On Sept. 22, the Downtown Ithaca Alliance passed a resolution approving the proposal. This only stands as an endorsement for the proposal, as the company will need site plan and tax abatement approval before anything is set in stone. In an Oct. 14 Facebook post, Ithaca Mayor Svante Myrick stated that the proposal does not meet the community’s vision for the location, encouraging the developer to withdraw their application and go back to the drawing board.
Campus Advantage said it is looking at adjustments for the project proposal and has nothing new to share about its status. The company has done much research on how the building will impact the economy and landscape of downtown. In their fact sheet for the proposal, the developer concluded that the building would generate $7.55 million in property tax in the first 10 years after construction because of a tax abatement program and $1.6 million annually after that for perpetuity.
They estimate the project will generate $145.4 million in local income over 10 years and support 830 jobs during the construction, along with 221 jobs beyond construction. They also plan to have local retail on the first floor. However, some voices in the community believe this building would not be in the best interest of Ithaca’s full-time residents.
“There seem to be two things that people who don’t like this project object to,” said Gary Ferguson, executive director of the Downtown Ithaca Alliance. “One is the mass of the building. It is a wide building that takes up the whole block. The second issue is there are people who don’t like the use and argue that student housing isn’t appropriate there.”
Jerry Martins, co-owner of the kitchen supply store Now You’re Cooking on The Commons, is concerned about the proposal because his business, like some others downtown, is not tailored toward college students. He said he feels this building would create a college-like atmosphere, taking away from the unique experience of visiting downtown.
“Bringing many more students would definitely change the nature, and we would become more like Collegetown,” he said. “A lot of our seniors want to live downtown where they can get to everything, and those are the people that will frequent the shops downtown and restaurants. That would not be an attractive place for people who wanted to come and spend an interesting afternoon downtown and shop the unique shops.”

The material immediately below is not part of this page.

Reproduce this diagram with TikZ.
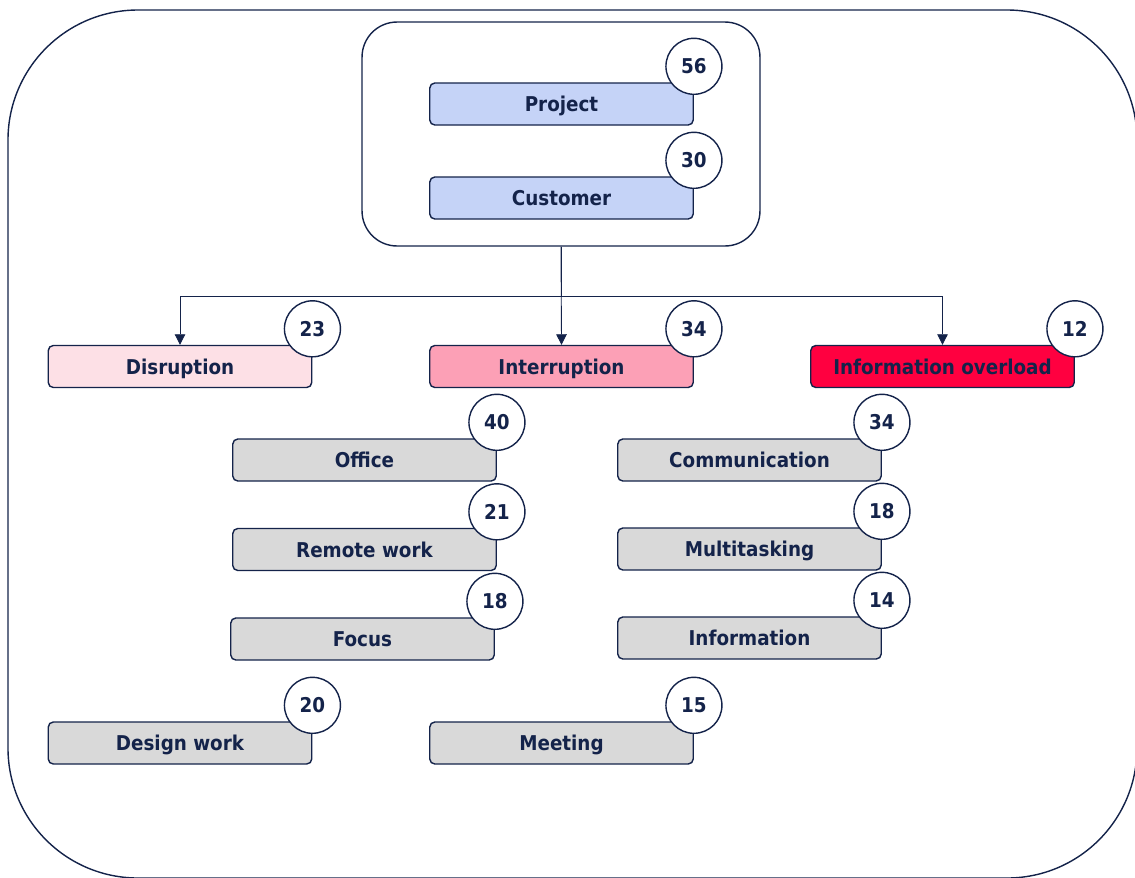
\documentclass[tikz,border=0pt]{standalone}
\usepackage{fontspec}
\setmainfont{DejaVu Sans Condensed}
\usetikzlibrary{arrows.meta,positioning}
\definecolor{ink}{HTML}{14234A}
\definecolor{topic}{HTML}{C5D3F7}
\definecolor{mild}{HTML}{FDE0E6}
\definecolor{mid}{HTML}{FCA0B6}
\definecolor{hot}{HTML}{FF0040}
\definecolor{cause}{HTML}{D9D9D9}

\begin{document}
\begin{tikzpicture}[x=0.02cm,y=-0.02cm,
    every node/.style={text=ink,font=\fontsize{11.6}{13}\selectfont\bfseries},
    tag/.style={draw=ink,line width=0.8pt,rounded corners=0.1cm,
      minimum width=5.27cm,minimum height=0.84cm,inner sep=0pt,
      text height=1.75ex,text depth=0.1ex},
    count/.style={draw=ink,fill=white,circle,line width=0.8pt,
      minimum size=1.12cm,inner sep=0pt},
    link/.style={draw=ink,line width=0.5pt,-{Triangle[width=6pt,length=6pt]}}]
    \useasboundingbox (0,0) rectangle (1135,877);
    \draw[ink,line width=0.8pt,rounded corners=2.6cm] (8,10) rectangle (1137,878);

    \path (561,134) node[draw=ink,line width=0.8pt,rounded corners=0.7cm,
      minimum width=7.96cm,minimum height=4.48cm] (grp) {};

    \path
    (561.5,104) node[tag,fill=topic] (prj) {Project}
    (561.5,198) node[tag,fill=topic] (cus) {Customer}
    (180,366.5) node[tag,fill=mild] (dis) {Disruption}
    (561.5,366.5) node[tag,fill=mid] (int) {Interruption}
    (942.5,366.5) node[tag,fill=hot] (ovl) {Information overload}
    (364.5,460) node[tag,fill=cause] (off) {Office}
    (364.5,549.5) node[tag,fill=cause] (rem) {Remote work}
    (362.5,639) node[tag,fill=cause] (foc) {Focus}
    (749.5,460) node[tag,fill=cause] (com) {Communication}
    (749.5,549) node[tag,fill=cause] (mul) {Multitasking}
    (749.5,638) node[tag,fill=cause] (inf) {Information}
    (180,743) node[tag,fill=cause] (des) {Design work}
    (561.5,743) node[tag,fill=cause] (mtg) {Meeting}
    ;

    \path
    ([yshift=0.32cm]prj.north east) node[count] (prjn) {56}
    ([yshift=0.32cm]cus.north east) node[count] (cusn) {30}
    ([yshift=0.32cm]dis.north east) node[count] (disn) {23}
    ([yshift=0.32cm]int.north east) node[count] (intn) {34}
    ([yshift=0.32cm]ovl.north east) node[count] (ovln) {12}
    ([yshift=0.32cm]off.north east) node[count] (offn) {40}
    ([yshift=0.32cm]rem.north east) node[count] (remn) {21}
    ([yshift=0.32cm]foc.north east) node[count] (focn) {18}
    ([yshift=0.32cm]com.north east) node[count] (comn) {34}
    ([yshift=0.32cm]mul.north east) node[count] (muln) {18}
    ([yshift=0.32cm]inf.north east) node[count] (infn) {14}
    ([yshift=0.32cm]des.north east) node[count] (desn) {20}
    ([yshift=0.32cm]mtg.north east) node[count] (mtgn) {15}
    ;

    \draw[link] (grp.south) -- ++(0,50) -| (dis.north);
    \draw[link] (grp.south) -- ++(0,50) -| (ovl.north);
    \draw[link] (grp.south) -- (int.north);
\end{tikzpicture}
\end{document}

Martins said he likes the idea of a residence building at the Triangle, but believes it should appeal to a broader type of resident as opposed to just students. He suggested that other developers can bring even more benefits than this proposal does.
“We are not anti-development or anti-customers at all,” he said. “Just put something that is better for the community and something that would actually benefit a variety of stores downtown, not just a few of them. If these guys don’t build it, then somebody else will take its place.”

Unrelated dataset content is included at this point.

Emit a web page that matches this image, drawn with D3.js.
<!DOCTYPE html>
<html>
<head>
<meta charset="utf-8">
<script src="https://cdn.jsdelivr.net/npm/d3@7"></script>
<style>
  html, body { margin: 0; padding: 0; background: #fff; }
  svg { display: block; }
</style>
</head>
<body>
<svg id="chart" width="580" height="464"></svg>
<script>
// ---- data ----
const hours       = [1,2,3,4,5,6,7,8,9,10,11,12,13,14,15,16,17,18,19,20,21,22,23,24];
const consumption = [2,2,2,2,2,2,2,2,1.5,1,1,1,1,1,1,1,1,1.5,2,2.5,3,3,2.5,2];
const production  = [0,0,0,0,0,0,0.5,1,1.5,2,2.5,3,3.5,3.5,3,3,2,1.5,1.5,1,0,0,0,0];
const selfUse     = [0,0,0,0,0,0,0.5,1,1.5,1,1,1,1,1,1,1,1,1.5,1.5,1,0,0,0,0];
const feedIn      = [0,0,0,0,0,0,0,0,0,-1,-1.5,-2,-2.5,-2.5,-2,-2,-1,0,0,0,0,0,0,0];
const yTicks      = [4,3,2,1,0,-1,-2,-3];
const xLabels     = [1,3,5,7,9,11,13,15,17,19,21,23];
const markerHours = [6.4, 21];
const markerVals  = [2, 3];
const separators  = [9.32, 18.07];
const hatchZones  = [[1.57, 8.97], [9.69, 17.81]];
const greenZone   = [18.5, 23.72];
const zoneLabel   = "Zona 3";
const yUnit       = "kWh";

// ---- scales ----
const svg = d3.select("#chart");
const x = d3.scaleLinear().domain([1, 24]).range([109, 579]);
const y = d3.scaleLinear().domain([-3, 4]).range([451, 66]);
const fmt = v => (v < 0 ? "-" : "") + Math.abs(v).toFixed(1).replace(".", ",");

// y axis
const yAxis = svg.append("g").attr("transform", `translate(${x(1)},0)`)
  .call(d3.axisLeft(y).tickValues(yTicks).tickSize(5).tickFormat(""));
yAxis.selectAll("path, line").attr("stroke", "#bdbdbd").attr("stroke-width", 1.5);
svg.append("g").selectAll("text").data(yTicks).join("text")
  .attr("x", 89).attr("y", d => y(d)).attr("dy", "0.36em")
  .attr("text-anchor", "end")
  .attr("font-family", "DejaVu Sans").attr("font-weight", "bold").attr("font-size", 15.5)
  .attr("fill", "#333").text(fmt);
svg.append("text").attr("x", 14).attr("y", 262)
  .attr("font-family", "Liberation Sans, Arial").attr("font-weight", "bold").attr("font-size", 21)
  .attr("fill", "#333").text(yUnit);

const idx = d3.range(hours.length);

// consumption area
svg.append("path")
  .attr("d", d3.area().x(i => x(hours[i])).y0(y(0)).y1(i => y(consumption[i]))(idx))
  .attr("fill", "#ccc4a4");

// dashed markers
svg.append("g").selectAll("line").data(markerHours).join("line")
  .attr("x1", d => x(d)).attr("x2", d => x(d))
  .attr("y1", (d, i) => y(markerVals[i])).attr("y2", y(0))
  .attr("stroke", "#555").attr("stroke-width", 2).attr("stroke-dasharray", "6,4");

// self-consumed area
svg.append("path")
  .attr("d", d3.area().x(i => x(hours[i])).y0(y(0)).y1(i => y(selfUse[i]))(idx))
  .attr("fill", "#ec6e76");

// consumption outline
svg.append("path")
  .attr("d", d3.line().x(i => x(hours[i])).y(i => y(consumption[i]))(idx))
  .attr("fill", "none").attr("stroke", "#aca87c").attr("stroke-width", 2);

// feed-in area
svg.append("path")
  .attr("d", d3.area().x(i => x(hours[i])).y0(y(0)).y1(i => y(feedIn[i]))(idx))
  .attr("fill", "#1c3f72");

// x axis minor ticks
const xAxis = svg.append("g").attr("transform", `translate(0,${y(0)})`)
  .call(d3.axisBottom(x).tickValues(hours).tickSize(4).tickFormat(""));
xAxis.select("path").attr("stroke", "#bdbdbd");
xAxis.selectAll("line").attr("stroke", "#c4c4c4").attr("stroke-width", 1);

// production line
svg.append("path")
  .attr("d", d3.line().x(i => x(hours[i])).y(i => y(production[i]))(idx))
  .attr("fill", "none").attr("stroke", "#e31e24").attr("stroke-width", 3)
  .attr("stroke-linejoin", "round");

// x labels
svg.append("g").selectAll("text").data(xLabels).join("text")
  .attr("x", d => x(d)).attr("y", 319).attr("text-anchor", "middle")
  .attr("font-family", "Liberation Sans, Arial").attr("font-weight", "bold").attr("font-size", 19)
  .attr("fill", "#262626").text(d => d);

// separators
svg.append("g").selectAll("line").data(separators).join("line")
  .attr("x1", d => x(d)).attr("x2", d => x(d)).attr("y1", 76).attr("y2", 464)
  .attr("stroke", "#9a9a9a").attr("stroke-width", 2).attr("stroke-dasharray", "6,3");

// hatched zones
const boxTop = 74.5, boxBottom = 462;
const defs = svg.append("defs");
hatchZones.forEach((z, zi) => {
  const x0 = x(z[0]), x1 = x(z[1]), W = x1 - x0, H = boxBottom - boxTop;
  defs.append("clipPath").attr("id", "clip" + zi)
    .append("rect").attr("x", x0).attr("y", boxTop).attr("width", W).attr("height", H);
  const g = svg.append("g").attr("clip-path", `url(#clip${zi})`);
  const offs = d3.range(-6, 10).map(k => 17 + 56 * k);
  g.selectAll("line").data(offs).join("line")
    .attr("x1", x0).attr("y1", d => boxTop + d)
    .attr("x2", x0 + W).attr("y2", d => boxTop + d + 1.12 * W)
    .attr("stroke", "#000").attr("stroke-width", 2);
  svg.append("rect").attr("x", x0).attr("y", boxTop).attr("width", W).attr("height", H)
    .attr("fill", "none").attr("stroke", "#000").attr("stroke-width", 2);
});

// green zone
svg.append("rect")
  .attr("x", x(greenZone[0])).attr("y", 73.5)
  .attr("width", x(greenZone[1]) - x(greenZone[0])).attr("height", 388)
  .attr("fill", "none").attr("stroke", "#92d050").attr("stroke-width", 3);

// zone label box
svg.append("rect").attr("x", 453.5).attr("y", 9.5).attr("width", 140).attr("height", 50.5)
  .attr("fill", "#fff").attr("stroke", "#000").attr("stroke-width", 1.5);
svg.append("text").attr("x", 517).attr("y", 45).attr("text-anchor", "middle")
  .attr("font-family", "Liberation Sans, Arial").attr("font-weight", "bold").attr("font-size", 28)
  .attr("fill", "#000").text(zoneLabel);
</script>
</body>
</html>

Ferguson, however, said he believes there is a place for students downtown. Ithaca housing codes do not distinguish what type of resident, whether it be students or senior citizens, can live in certain parts of town.
“The students are our business, our economy works around them,” he said. “I’m not concerned about a student project coming into downtown. We have spent a good part of our budget trying to get kids to come down to the community, off the hills. It is a whole lot easier if they are living here.”
Brett Bossard, executive director of Cinemapolis, said he thinks the idea would be a better use of the Triangle and is excited about the potential of almost 600 new residents within walking distance of his theater. Since students make up a huge portion of Ithaca’s population, he said he believes every business downtown reaches the students in some way.
“I think we all benefit from students being a part of this community, financially and culturally,” he said. “It could very well be that certain stores may serve an audience that is made up of less students, but I think we are all serving students in one way or another. It is just the nature of business in Ithaca.”